4. Actually fill out that editorial calendar, please

Back in the day, I knew plenty of kids who had sweet Trapper Keepers, but never actually put anything in them except Pogs and snap bracelets. C’est la vie.

But in the here and now, if you’re going to give yourself a tool for staying organized, you’d darn well better USE the thing! Because if you don’t take the time to fill out your editorial calendar on the reg, it isn’t going to do you much good.

Like I said, I’m the crazy-organized type, so I fill out my calendar about three months at a time. Every quarter, I decide on topics and fill out the calendar for the next 12 weeks or so.

“But what about spur-of-the-moment things? You can’t always predict what will be a good topic MONTHS from now!”

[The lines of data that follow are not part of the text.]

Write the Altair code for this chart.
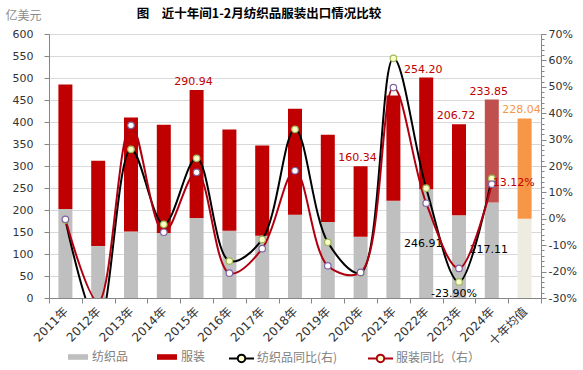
import altair as alt
import pandas as pd

# ---------------- data ----------------
cats = ["2011年", "2012年", "2013年", "2014年", "2015年", "2016年", "2017年", "2018年",
        "2019年", "2020年", "2021年", "2022年", "2023年", "2024年", "十年均值"]
textile = [202, 118, 151, 148, 182, 153, 141.6, 189, 173, 139, 221, 246.91, 187.9, 217.11, 180]
garment = [283, 194, 259, 246, 290.94, 230, 205, 241, 198, 160.34, 239, 254.20, 206.72, 233.85, 228.04]
textile_yoy = [-0.5, -40, 26.3, -2.1, 22.9, -16.0, -7.8, 33.9, -8.9, -20.5, 60.8, 11.6, -23.9, 15.3, None]
garment_yoy = [-0.2, -31.5, 35.4, -5.1, 17.6, -20.6, -11.3, 18.2, -17.8, -20.3, 49.7, 5.9, -18.8, 13.12, None]
top_label_cats = ["2015年", "2020年", "2022年", "2023年", "2024年", "十年均值"]
mid_label_cats = ["2022年", "2024年"]
pct_label_textile = ["2023年"]
pct_label_garment = ["2024年"]

S_T, S_G = "纺织品", "服装"
L_T, L_G = "纺织品同比(右)", "服装同比（右）"

NUM = "DejaVu Sans"
CJK = "Noto Sans CJK SC"
MIX = "DejaVu Sans, Noto Sans CJK SC"
AXC = "#868686"

bar_rows = []
for c, t, g in zip(cats, textile, garment):
    bar_rows.append({"cat": c, "series": S_T, "val": t, "ord": 0})
    bar_rows.append({"cat": c, "series": S_G, "val": g, "ord": 1})
bars_df = pd.DataFrame(bar_rows)

line_rows = []
for s, arr in [(L_T, textile_yoy), (L_G, garment_yoy)]:
    for c, v in zip(cats, arr):
        if v is not None:
            line_rows.append({"cat": c, "series": s, "pct": v})
lines_df = pd.DataFrame(line_rows)

top_df = pd.DataFrame([
    {"cat": c, "top": t + g, "label": f"{g:.2f}",
     "col": "#F79646" if c == "十年均值" else "#C00000"}
    for c, t, g in zip(cats, textile, garment) if c in top_label_cats])
mid_df = pd.DataFrame([
    {"cat": c, "mid": t / 2, "label": f"{t:.2f}"}
    for c, t in zip(cats, textile) if c in mid_label_cats])
pctT_df = pd.DataFrame([
    {"cat": c, "pct": v, "label": f"{v:.2f}%"}
    for c, v in zip(cats, textile_yoy) if c in pct_label_textile])
pctG_df = pd.DataFrame([
    {"cat": c, "pct": v, "label": f"{v:.2f}%"}
    for c, v in zip(cats, garment_yoy) if c in pct_label_garment])

# ---------------- scales / axes ----------------
x_axis = alt.Axis(title=None, labelAngle=-45, labelAlign="right", labelBaseline="middle",
                  labelFont=MIX, labelFontSize=12, labelColor="#333333", labelPadding=6,
                  tickBand="extent", tickSize=5, tickColor=AXC, domainColor=AXC, grid=False)
X = alt.X("cat:N", sort=cats, scale=alt.Scale(domain=cats, paddingInner=0, paddingOuter=0),
          axis=x_axis)

left_scale = alt.Scale(domain=[0, 600], nice=False, zero=True)
left_axis = alt.Axis(title="亿美元", titleAngle=0, titleX=-44, titleY=-19, titleAlign="left",
                     titleBaseline="middle", titleFont=CJK, titleFontSize=12,
                     titleFontWeight="normal", titleColor="#8C8C8C",
                     values=list(range(0, 601, 50)), labelFont=NUM, labelFontSize=11,
                     labelColor="#333333", labelPadding=11, tickSize=5, tickColor=AXC,
                     domainColor=AXC, grid=True, gridColor="#D9D9D9", gridWidth=1)

right_scale = alt.Scale(domain=[-30, 70], nice=False, zero=False)
right_axis = alt.Axis(title=None, orient="right", values=list(range(-30, 71, 2)),
                      labelExpr="datum.value % 10 == 0 ? datum.value + '%' : ''",
                      tickSize={"condition": {"test": "datum.value % 10 == 0", "value": 5}, "value": 3},
                      labelFont=NUM, labelFontSize=11, labelColor="#333333", labelPadding=2,
                      tickColor=AXC, domainColor=AXC, grid=False)

# ---------------- left group: bars ----------------
bar_fill = alt.Fill(
    "series:N",
    scale=alt.Scale(domain=[S_T, S_G], range=["#BFBFBF", "#C00000"]),
    legend=alt.Legend(title=None, orient="none", legendX=19, legendY=313, direction="horizontal",
                      symbolType="M-1,-0.28H1V0.28H-1Z", symbolSize=400, symbolStrokeWidth=0,
                      labelFont=CJK, labelFontSize=12, labelColor="#808080",
                      columnPadding=28, labelOffset=4),
    condition=[
        {"test": "datum.cat == '十年均值' && datum.series == '纺织品'", "value": "#EEECE1"},
        {"test": "datum.cat == '十年均值' && datum.series == '服装'", "value": "#F79646"},
        {"test": "datum.cat == '2024年' && datum.series == '服装'", "value": "#C0504D"},
    ],
)

bars = alt.Chart(bars_df).mark_bar(size=14).encode(
    x=X,
    y=alt.Y("val:Q", stack="zero", scale=left_scale, axis=left_axis),
    fill=bar_fill,
    order=alt.Order("ord:Q", sort="ascending"),
)

top_labels = alt.Chart(top_df).mark_text(baseline="bottom", dy=-3, dx=-3, font=NUM, fontSize=11).encode(
    x=X,
    y=alt.Y("top:Q", scale=left_scale, axis=left_axis),
    text="label:N",
    color=alt.Color("col:N", scale=None),
)

mid_labels = alt.Chart(mid_df).mark_text(baseline="middle", dx=-3, font=NUM, fontSize=11,
                                         color="#000000").encode(
    x=X,
    y=alt.Y("mid:Q", scale=left_scale, axis=left_axis),
    text="label:N",
)

left = alt.layer(bars, top_labels, mid_labels)

# ---------------- right group: lines ----------------
line_stroke = alt.Stroke(
    "series:N",
    scale=alt.Scale(domain=[L_T, L_G], range=["#000000", "#B00010"]),
    legend=alt.Legend(title=None, orient="none", legendX=179, legendY=310.5, direction="horizontal",
                      symbolType="M-1,0L-0.3,0M0.3,0L1,0M0.3,0A0.3,0.3,0,1,1,-0.3,0A0.3,0.3,0,1,1,0.3,0",
                      symbolSize=625, symbolStrokeWidth=2, symbolFillColor="#FFFFCC",
                      labelFont=CJK, labelFontSize=12, labelColor="#808080",
                      columnPadding=26, labelOffset=2),
)

Yr = alt.Y("pct:Q", scale=right_scale, axis=right_axis)

lines = alt.Chart(lines_df).mark_line(interpolate="catmull-rom", strokeWidth=2, clip=True).encode(
    x=X, y=Yr, stroke=line_stroke,
)

points = alt.Chart(lines_df).mark_point(filled=True, size=42, strokeWidth=1.2, opacity=1, clip=True).encode(
    x=X, y=Yr,
    fill=alt.condition(f"datum.series == '{L_T}'", alt.value("#FFFFCC"), alt.value("#FFFFFF")),
    stroke=alt.condition(f"datum.series == '{L_T}'", alt.value("#9BBB59"), alt.value("#8064A2")),
)

pctT = alt.Chart(pctT_df).mark_text(baseline="middle", dy=12, dx=-5, font=NUM, fontSize=11,
                                    color="#000000").encode(x=X, y=Yr, text="label:N")
pctG = alt.Chart(pctG_df).mark_text(align="left", baseline="middle", dx=1, dy=-1, font=NUM,
                                    fontSize=11, color="#C00000").encode(x=X, y=Yr, text="label:N")

right = alt.layer(lines, points, pctT, pctG)

chart = alt.layer(left, right).resolve_scale(y="independent").properties(
    width=492, height=264,
    padding={"left": 49, "top": 34, "right": 42, "bottom": 72},
    autosize=alt.AutoSizeParams(type="none"),
    title=alt.TitleParams("图\u3000近十年间1-2月纺织品服装出口情况比较", font=CJK, fontSize=12.5,
                          fontWeight="bold", color="#000000", anchor="middle", dx=-36, dy=15),
).configure_view(stroke=None).configure(background="#FFFFFF")

chart.save("out.html", embed_options={"renderer": "svg", "actions": False})
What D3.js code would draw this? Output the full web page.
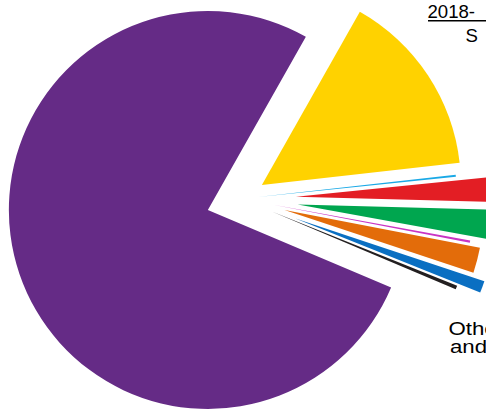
<!DOCTYPE html>
<html>
<head>
<meta charset="utf-8">
<script src="https://cdn.jsdelivr.net/npm/d3@7"></script>
<style>
  html, body { margin: 0; padding: 0; background: #fff; overflow: hidden; }
  svg { display: block; font-family: Arial, "Liberation Sans", sans-serif; }
</style>
</head>
<body>
<div id="chart"></div>
<script>
// slice shares (percent), clockwise starting at the yellow slice
const parties = ["Yellow", "Light blue", "Red", "Green", "Magenta", "Orange", "Blue", "Black", "Purple"];
const shares = [15.03, 0.17, 2.03, 2.44, 0.17, 2.06, 0.97, 0.31, 76.82];
const colours = ["#ffd200", "#1aa9e6", "#e31e24", "#00a64f", "#c935c4", "#e36c0a", "#0a6fc2", "#231f20", "#652b86"];
// how far each slice is pulled out of the pie (px)
const explode = [25, 17, 55, 57, 34, 45, 58, 34, 35];
const titleLines = ["2018-", "S"];
const noteLines = ["Others", "and"];

const width = 486;
const height = 409;
const cx = 241;
const cy = 198.7;
const radius = 199;

const svg = d3.select("#chart")
    .append("svg")
    .attr("width", width)
    .attr("height", height)
    .attr("viewBox", [0, 0, width, height]);

const startDeg = 29.5;
const pie = d3.pie()
    .sort(null)
    .value(d => d)
    .startAngle(startDeg * Math.PI / 180)
    .endAngle((startDeg + 360) * Math.PI / 180);

const arc = d3.arc().innerRadius(0).outerRadius(radius);

const g = svg.append("g").attr("transform", `translate(${cx},${cy})`);

g.selectAll("path")
    .data(pie(shares))
    .join("path")
    .attr("d", arc)
    .attr("fill", (d, i) => colours[i])
    .attr("transform", (d, i) => {
        const mid = (d.startAngle + d.endAngle) / 2;
        const e = explode[i];
        return `translate(${e * Math.sin(mid)},${-e * Math.cos(mid)})`;
    });

// title, cut off by the right edge
const title = svg.append("g")
    .attr("font-size", 18.6)
    .attr("fill", "#000");

title.append("text")
    .attr("x", 427.5)
    .attr("y", 18.3)
    .text(titleLines[0]);

title.append("line")
    .attr("x1", 428)
    .attr("x2", width)
    .attr("y1", 20.7)
    .attr("y2", 20.7)
    .attr("stroke", "#000")
    .attr("stroke-width", 1.6);

title.append("text")
    .attr("x", 465.5)
    .attr("y", 42.4)
    .text(titleLines[1]);

// note at the bottom right (the lettering is wide in the original)
svg.append("g")
    .attr("transform", "translate(448.5,0) scale(1.27,1)")
    .attr("font-size", 17.5)
    .attr("fill", "#000")
    .selectAll("text")
    .data(noteLines)
    .join("text")
    .attr("x", (d, i) => i === 0 ? 0 : 1.2)
    .attr("y", (d, i) => 335 + i * 18)
    .text(d => d);
</script>
</body>
</html>
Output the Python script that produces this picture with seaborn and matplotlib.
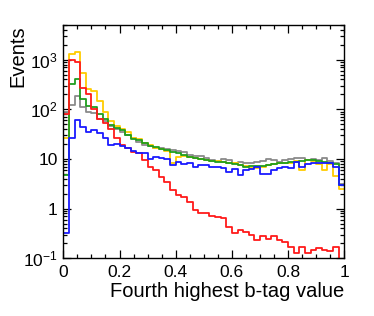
import numpy as np
import pandas as pd
import matplotlib
matplotlib.use("Agg")
import matplotlib.pyplot as plt
import matplotlib.ticker as mticker
import seaborn as sns

# 50 bins of width 0.02 on [0, 1]
edges = np.linspace(0.0, 1.0, 51)
centers = 0.5 * (edges[:-1] + edges[1:])

red = [80, 980, 910, 265, 204, 100, 64, 54, 40, 26,
       19, 17, 14, 13, 9.5, 7.0, 6.0, 4.4, 3.5, 2.4,
       1.9, 1.75, 1.38, 0.94, 0.83, 0.80, 0.71, 0.69, 0.64, 0.43,
       0.32, 0.37, 0.34, 0.30, 0.23, 0.28, 0.25, 0.28, 0.23, 0.21,
       0.17, 0.13, 0.17, 0.13, 0.15, 0.16, 0.15, 0.14, 0.17, 0.01]

yellow = [26, 1280, 1430, 547, 256, 234, 149, 90, 58, 46,
          40, 35, 27, 25, 21, 19, 16.4, 15.6, 14.7, 8.5,
          11, 11.5, 11, 10.5, 10, 9.5, 9, 9, 8.8, 8.5,
          8.2, 7.5, 7.2, 6.5, 6.5, 7.0, 7.5, 8.0, 8.5, 8.2,
          8.5, 9.0, 6.0, 9.7, 9.0, 8.0, 6.0, 8.0, 4.5, 2.5]

green = [4.8, 324, 402, 161, 117, 110, 79, 64, 48, 43,
         38, 31, 25, 24, 21, 18.5, 17.7, 15.9, 15.2, 14,
         13.4, 12, 11.1, 10.3, 9.8, 9.5, 9.3, 8.8, 8.8, 8.2,
         8.0, 7.6, 7.0, 7.2, 7.2, 7.3, 7.6, 7.8, 8.2, 8.4,
         8.8, 8.8, 9.3, 9.5, 9.5, 9.3, 8.8, 8.4, 8.0, 3.0]

gray = [90, 120, 190, 110, 90, 83, 63, 57, 46, 41,
        35, 30, 26, 22, 19, 18, 17, 16.4, 15.6, 15.2,
        14.7, 14, 12, 11.5, 11.5, 10.3, 9.5, 9.3, 9.8, 9.5,
        8.4, 8.8, 8.2, 8.4, 8.8, 9.3, 9.8, 9.5, 8.8, 9.5,
        9.8, 10.3, 10.6, 9.5, 9.8, 9.5, 10.7, 9.3, 8.4, 3.1]

blue = [0.33, 27, 61, 45, 35, 38, 33, 27, 19, 20,
        18, 16.4, 14.5, 13.4, 13, 9.8, 11, 10.3, 9.8, 7.6,
        8.8, 8.0, 8.4, 7.0, 7.6, 7.6, 6.8, 7.0, 6.5, 5.5,
        6.2, 4.8, 6.0, 6.2, 6.8, 5.0, 5.0, 6.0, 6.5, 7.0,
        6.5, 8.8, 7.0, 8.0, 8.2, 8.2, 8.2, 8.4, 7.0, 3.0]

series = [
    (gray, "#8a8a8a"),
    (yellow, "#ffcc00"),
    (green, "#1f9e1f"),
    (red, "#ff1a1a"),
    (blue, "#1a1aff"),
]

ytick_vals = [0.1, 1, 10, 100, 1000]
ytick_labels = [r"$10^{-1}$", "1", "10", r"$10^{2}$", r"$10^{3}$"]
xtick_vals = [0, 0.2, 0.4, 0.6, 0.8, 1.0]
xtick_labels = ["0", "0.2", "0.4", "0.6", "0.8", "1"]

sns.set_style("ticks")
plt.rcParams["font.family"] = ["Liberation Sans", "DejaVu Sans"]
plt.rcParams["mathtext.default"] = "regular"
plt.rcParams["text.color"] = "black"
plt.rcParams["axes.labelcolor"] = "black"
plt.rcParams["xtick.color"] = "black"
plt.rcParams["ytick.color"] = "black"

fig = plt.figure(figsize=(3.74, 3.16), dpi=100)
ax = fig.add_axes([63.3 / 374, 1 - 258.3 / 316, 281 / 374, 233.3 / 316])
ax.set_yscale("log")

for vals, col in series:
    df = pd.DataFrame({"x": centers, "w": vals})
    sns.histplot(data=df, x="x", weights="w", bins=list(edges), element="step", fill=False,
                 color=col, linewidth=1.3, ax=ax)

ax.set_xlim(0, 1)
ax.set_ylim(0.1, 5000)

ax.set_xticks(xtick_vals)
ax.set_xticklabels(xtick_labels)
ax.xaxis.set_minor_locator(mticker.MultipleLocator(0.05))
ax.set_yticks(ytick_vals)
ax.set_yticklabels(ytick_labels)
ax.yaxis.set_minor_locator(mticker.LogLocator(base=10, subs=np.arange(2, 10)))
ax.yaxis.set_minor_formatter(mticker.NullFormatter())

ax.tick_params(which="both", direction="in", top=True, right=True, colors="black",
               labelcolor="black", width=0.9, labelsize=12.5)
ax.tick_params(which="major", length=6)
ax.tick_params(which="minor", length=3)
ax.tick_params(axis="x", pad=5)
ax.tick_params(axis="y", pad=4)
for sp in ax.spines.values():
    sp.set_visible(True)
    sp.set_color("black")
    sp.set_linewidth(1.0)

ax.set_ylabel("Events", loc="top", fontsize=14.5, color="black")
ax.yaxis.set_label_coords(-0.128, 1.0)
ax.set_xlabel("Fourth highest b-tag value", loc="right", fontsize=14.5, color="black")
ax.xaxis.set_label_coords(1.0, -0.1)

fig.savefig("out.png", dpi=100, facecolor="white")
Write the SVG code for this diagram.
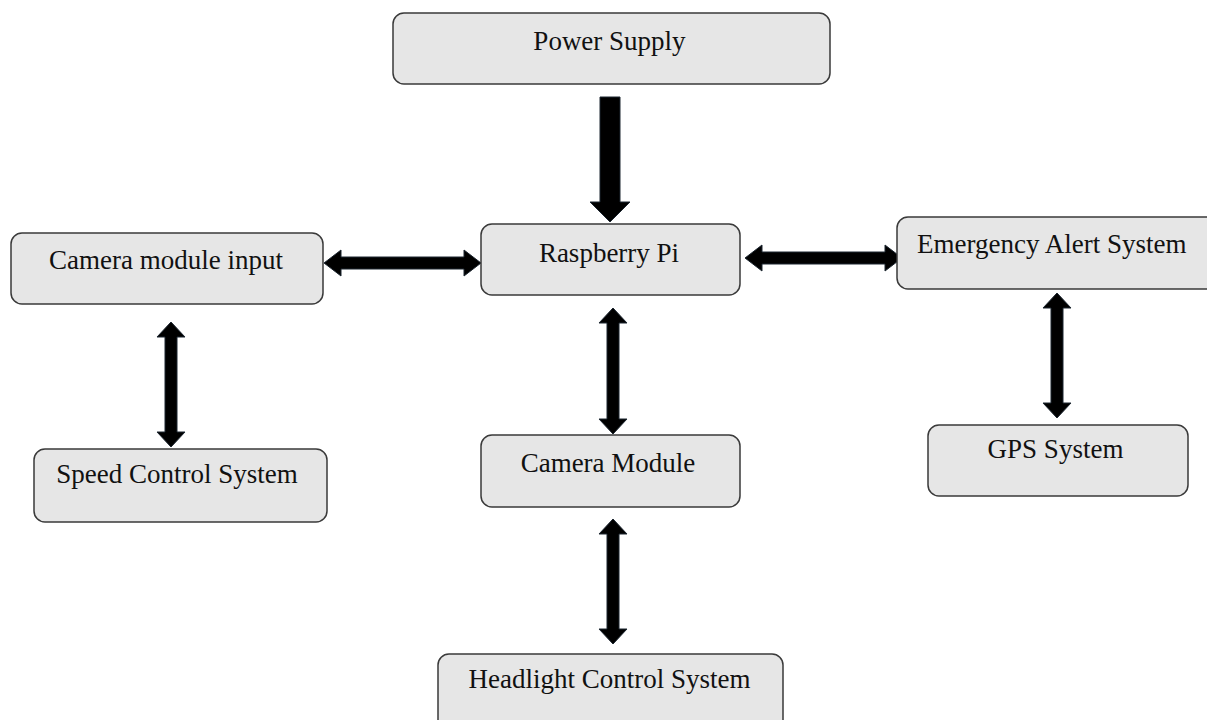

Another astute and conveniently-timed observation, dear reader. That’s why, like so many things, the entries in your editorial calendar are NOT written in stone.

Written in Stone

Think of it like a guide – not a strict set of rules. If something comes up later on that you want to write about instead of what you planned, or you just happen to get an AMAZING idea out of the blue, just bump what you had planned to a later date! (The blogging police won’t come for you. Promise.)

Speaking of rules, though, there IS one last thing you absolutely HAVE to do:

5. Know what’s coming!

When you’re driving with a GPS, do you prefer for it to give you fair warning about an upcoming turn, or would you rather it wait to tell you until the very last second? When you know what’s coming in advance, you can better prepare – and that’s why you should keep tabs on your editorial calendar.

I may only fill out mine out once every few months, but I keep an eye on it ALL THE TIME – and you should do the same with yours.

In addition to the aforementioned possibility of making changes to your scheduled programming, you want to know what’s coming up! That way, you can prepare ahead of time, rather than sitting down on the day your post is due and realizing that you need to come up with 30 online tool recommendations on the spot. Do yourself a favor and keep close track of what’s coming up.

That’s it!

There you have it – 5 easy steps to making basically the best editorial calendar ever and using it to supercharge your blogging routine. It’s as easy as making a Pop Tart. (Whether you follow the instructions on the box or not.)

Have you been using an editorial calendar to plan out YOUR blogging schedule? Or are you skeptical about starting? Share your own experiences in the comments below!

  • Pat Bagano

    A lot of business owners dispose the idea of blogging. They think a few posts is enough to keep their entire digital presence active. Thanks for this post about editorial calendars. Keep it up!